Cadence of Conflict: Asia, March 15, 2021

More pressure on China over the games and Hong Kong. According to the Chinese, treaties with China don’t obligate China. That’s how the West views it anyway. This is the war-causing confusion between the West and the Chinese…

China believes democracy and religion will destroy the Chinese. Their solution is to remove religion, free speech, and non-Chinese governments. China claims to respect these three, but thinks that they are exploited to China’s misfortune. So, China makes new laws, hoping to protect itself, then tells the West to back off.

But, the West is concerned about trusting promises. People won’t build skyscrapers on land they believe will collapse after ten years. Nor will countries and companies invest in another country if they believe the government might take over the company or arrest the officers. So, the West is concerned about “rule of law”, that laws are made, then don’t suddenly change in a way that breaks trust. As much as some old laws can be inconvenient for a government, losing trust from the world is proving much more inconvenient, as we are seeing with calls to boycott the 2022 Beijing Olympics.

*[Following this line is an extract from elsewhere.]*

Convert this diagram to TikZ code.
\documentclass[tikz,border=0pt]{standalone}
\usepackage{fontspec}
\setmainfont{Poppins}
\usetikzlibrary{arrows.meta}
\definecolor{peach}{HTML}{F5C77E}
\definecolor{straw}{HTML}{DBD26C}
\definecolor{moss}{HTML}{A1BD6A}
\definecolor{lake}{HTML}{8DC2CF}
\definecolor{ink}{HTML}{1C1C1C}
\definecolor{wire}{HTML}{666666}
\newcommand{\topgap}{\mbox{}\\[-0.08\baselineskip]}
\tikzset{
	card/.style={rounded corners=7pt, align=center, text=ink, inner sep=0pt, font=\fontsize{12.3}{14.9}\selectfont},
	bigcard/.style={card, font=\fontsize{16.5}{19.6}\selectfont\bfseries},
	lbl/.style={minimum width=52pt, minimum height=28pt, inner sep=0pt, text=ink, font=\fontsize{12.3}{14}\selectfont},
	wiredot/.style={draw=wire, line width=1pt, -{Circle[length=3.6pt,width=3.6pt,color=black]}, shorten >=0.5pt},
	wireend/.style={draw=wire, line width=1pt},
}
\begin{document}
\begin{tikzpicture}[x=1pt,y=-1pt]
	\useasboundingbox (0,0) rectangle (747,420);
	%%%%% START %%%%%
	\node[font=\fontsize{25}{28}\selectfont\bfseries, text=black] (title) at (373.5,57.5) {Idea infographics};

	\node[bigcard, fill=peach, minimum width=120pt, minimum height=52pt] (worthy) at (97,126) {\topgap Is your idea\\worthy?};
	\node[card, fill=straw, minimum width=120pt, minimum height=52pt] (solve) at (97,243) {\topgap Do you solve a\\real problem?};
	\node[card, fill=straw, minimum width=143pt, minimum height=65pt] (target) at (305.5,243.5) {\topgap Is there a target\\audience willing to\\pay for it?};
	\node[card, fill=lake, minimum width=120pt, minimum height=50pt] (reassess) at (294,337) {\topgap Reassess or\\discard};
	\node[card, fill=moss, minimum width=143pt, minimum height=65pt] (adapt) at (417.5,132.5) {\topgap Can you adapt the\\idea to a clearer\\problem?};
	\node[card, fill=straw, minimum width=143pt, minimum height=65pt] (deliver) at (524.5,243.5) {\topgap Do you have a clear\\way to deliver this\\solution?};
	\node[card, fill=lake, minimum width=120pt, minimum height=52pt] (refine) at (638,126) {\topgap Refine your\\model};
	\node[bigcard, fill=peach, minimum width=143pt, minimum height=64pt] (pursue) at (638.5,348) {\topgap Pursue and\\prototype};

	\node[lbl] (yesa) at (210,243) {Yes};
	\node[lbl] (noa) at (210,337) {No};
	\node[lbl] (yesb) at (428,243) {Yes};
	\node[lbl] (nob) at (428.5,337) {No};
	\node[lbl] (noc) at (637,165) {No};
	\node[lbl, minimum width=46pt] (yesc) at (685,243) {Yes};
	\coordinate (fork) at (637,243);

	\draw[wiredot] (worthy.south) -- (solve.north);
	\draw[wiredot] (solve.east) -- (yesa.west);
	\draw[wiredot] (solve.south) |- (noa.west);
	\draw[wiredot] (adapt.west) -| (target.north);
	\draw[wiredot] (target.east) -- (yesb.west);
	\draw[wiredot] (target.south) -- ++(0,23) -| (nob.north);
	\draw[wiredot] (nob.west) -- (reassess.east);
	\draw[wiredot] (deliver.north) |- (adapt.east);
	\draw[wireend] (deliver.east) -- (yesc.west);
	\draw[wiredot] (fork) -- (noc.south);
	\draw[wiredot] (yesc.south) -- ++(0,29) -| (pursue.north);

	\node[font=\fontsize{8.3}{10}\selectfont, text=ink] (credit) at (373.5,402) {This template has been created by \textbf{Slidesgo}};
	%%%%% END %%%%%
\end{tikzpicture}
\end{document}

This is where the contradiction comes into play. China believed that Huawei could ignore Western law while their CFO travels to Western countries. When the Huawei CFO was arrested in Canada, China was genuinely surprised. To the Chinese, “rule of law” is a mythical concept, like using English to tell a dolphin what it’s like to walk on land. So, the Chinese were surprised.

With everything happening, China is utterly and genuinely surprised. This is not what Beijing expected.